Child sexual abuse has become the subject of great concern in our society. It violates physical and emotional boundaries. Children who have been abused may see the world as unsafe and unfair in many situations. Parents need to be actively involved in their children’s lives and help them feel more comfortable talking to them if something isn’t right.
Child sexual abuse involves any sexual activity with a minor. This may include penetration of the vagina or anus (by a penis, finger, or any object), oral sex, touching of the breasts or genitals, masturbation, exhibitionism (exposing oneself), voyeurism (spying/watching), exposing a child to or involving a child in pornography, and soliciting a child to engage in sexual activity. When a perpetrator engages with a child this way, they are committing a crime that can have lasting effects on the victim for years.
Child sexual abuse can be categorised into touching and non-touching behaviors
Touching behaviors include:
- fondling of a child’s genitals, buttocks or breasts;
- penetration of the child’s mouth, anus, or vagina by the abuser or with an object;
- coercing a child to fondle him/herself, the abuser, or another child.
Non-touching behaviors include:
- exposing oneself to a child;
- viewing and violating the private behaviors of a child or teen (e.g. while undressing, bathing, etc);
- taking sexually explicit or provocative photographs of a child;
- showing pornography or sexually suggestive images to a child; or
- talking in sexually explicit or suggestive ways to children in person or by phone
- sending sexually explicit or suggestive messages to children by internet or text message.
Tips on how you can protect the children from sexual abuse:
- There should be no secrets.Teach your child early and often that there are no secrets between children and their parents.
- Show interest in their everyday lives. Ask them what they did during the day and who they did it with. Who did they sit with at lunchtime? What games did they play after school? Did they enjoy themselves?
- Get to know the people in their life. Know who your child is spending time with, including other children and adults. Ask your child about the kids they go to school with, the parents of their friends, and other people they may encounter, such as teammates or coaches. Don’t allow sleepovers in homes you don’t know well. Talk about these people openly and ask questions so that your child can feel comfortable doing the same.
- Choose caregivers carefully. Whether it’s a babysitter, a new school, or an afterschool activity, be diligent about screening caregivers for your child.

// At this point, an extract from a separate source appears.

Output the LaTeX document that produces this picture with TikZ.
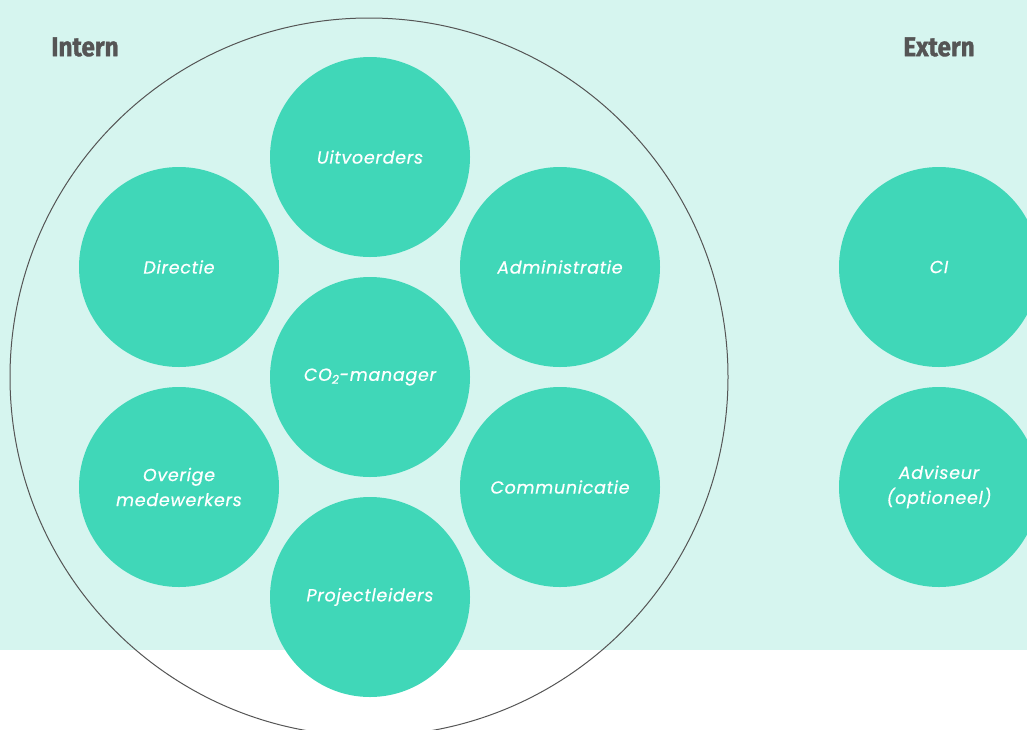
\documentclass[tikz,border=0pt]{standalone}
\usepackage{fontspec}
\setmainfont{Poppins}[LetterSpace=4,FakeBold=0.5]
\newfontfamily\headfont[FakeStretch=0.9,FakeBold=1.2]{Fira Sans}
\usepackage{tikz}
\definecolor{mintbg}{HTML}{D6F5EF}
\definecolor{teal}{HTML}{40D7B8}
\definecolor{darkgrey}{HTML}{555555}

\begin{document}
\begin{tikzpicture}[x=1pt,y=-1pt,
    role node/.style={circle,fill=teal,minimum size=200pt,inner sep=0pt,
      text=white,align=center,font=\fontsize{17.5}{25}\selectfont\itshape},
    side label/.style={text=darkgrey,font=\headfont\bfseries\fontsize{27}{30}\selectfont}]
    \clip (0,0) rectangle (1027,729);
    \fill[mintbg] (0,0) rectangle (1027,650);

    % intern
    \node[role node] (co2) at (370,377) {CO\textsubscript{2}-manager};
    \node[role node] (uit) at (370,157) {Uitvoerders};
    \node[role node] (dir) at (179,267) {Directie};
    \node[role node] (adm) at (560,267) {Administratie};
    \node[role node] (ovr) at (179,487) {Overige\\medewerkers};
    \node[role node] (com) at (560,487) {Communicatie};
    \node[role node] (pro) at (370,597) {Projectleiders};
    \draw[darkgrey,line width=1pt] (369,377) circle (359);

    % extern
    \node[role node] (ci) at (939,267) {CI};
    \node[role node] (adv) at (939,487) {Adviseur\\(optioneel)};

    \node[side label] (intern) at (85,47) {Intern};
    \node[side label] (extern) at (939,47) {Extern};
  \end{tikzpicture}
\end{document}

- Talk about the media. Incidents of sexual violence are frequently covered by the news and portrayed in television shows. Ask your child questions about this coverage to start a conversation. Questions like, “Have you ever heard of this happening before?” or “What would you do if you were in this situation?” can signal to your child that these are important issues that they can talk about with you.
- Know the warning signs. Become familiar with the warning signs of child sexual abuse, and notice any changes with your child, no matter how small. Whether it’s happening to your child or a child you know, you have the potential to make a big difference in that person’s life by stepping in.
- Teach your child about boundaries. Let your child know that no one has the right to touch them or make them feel uncomfortable — this includes hugs from grandparents or even tickling from mom or dad. It is important to let your child know that their body is their own. Just as importantly, remind your child that they do not have the right to touch someone else if that person does not want to be touched.
- Teach your child how to talk about their bodies. From an early age, teach your child the names of their body parts. Teaching a child these words gives them the ability to come to you when something is wrong. Learn more about talking to children about sexual assault.
- Be available. Set time aside to spend with your child where they have your undivided attention. Let your child know that they can come to you if they have questions or if someone is talking to them in a way that makes them feel uncomfortable. If they do come to you with questions or concerns, follow through on your word and make the time to talk.
- Let them know they won’t get in trouble. Many perpetrators use secret-keeping or threats as a way of keeping children quiet about abuse. Remind your child frequently that they will not get in trouble for talking to you, no matter what they need to say. When they do come to you, follow through on this promise and avoid punishing them for speaking up.
- Give them the chance to raise new topics. Sometimes asking direct questions like, “Did you have fun?” and “Was it a good time?” won’t give you the answers you need. Give your child a chance to bring up their own concerns or ideas by asking open-ended questions like “Is there anything else you wanted to talk about?”
- Be cautious. Be careful about adults who express unusual interest in your child, offer special gifts/toys or special outings or events, or make up excuses to spend time alone with your child.
Reporting suspected child sexual abuse is everyone’s responsibility – whether a mandated reporter or a private citizen. If you suspect a child has been sexually abused contact your local child protective services.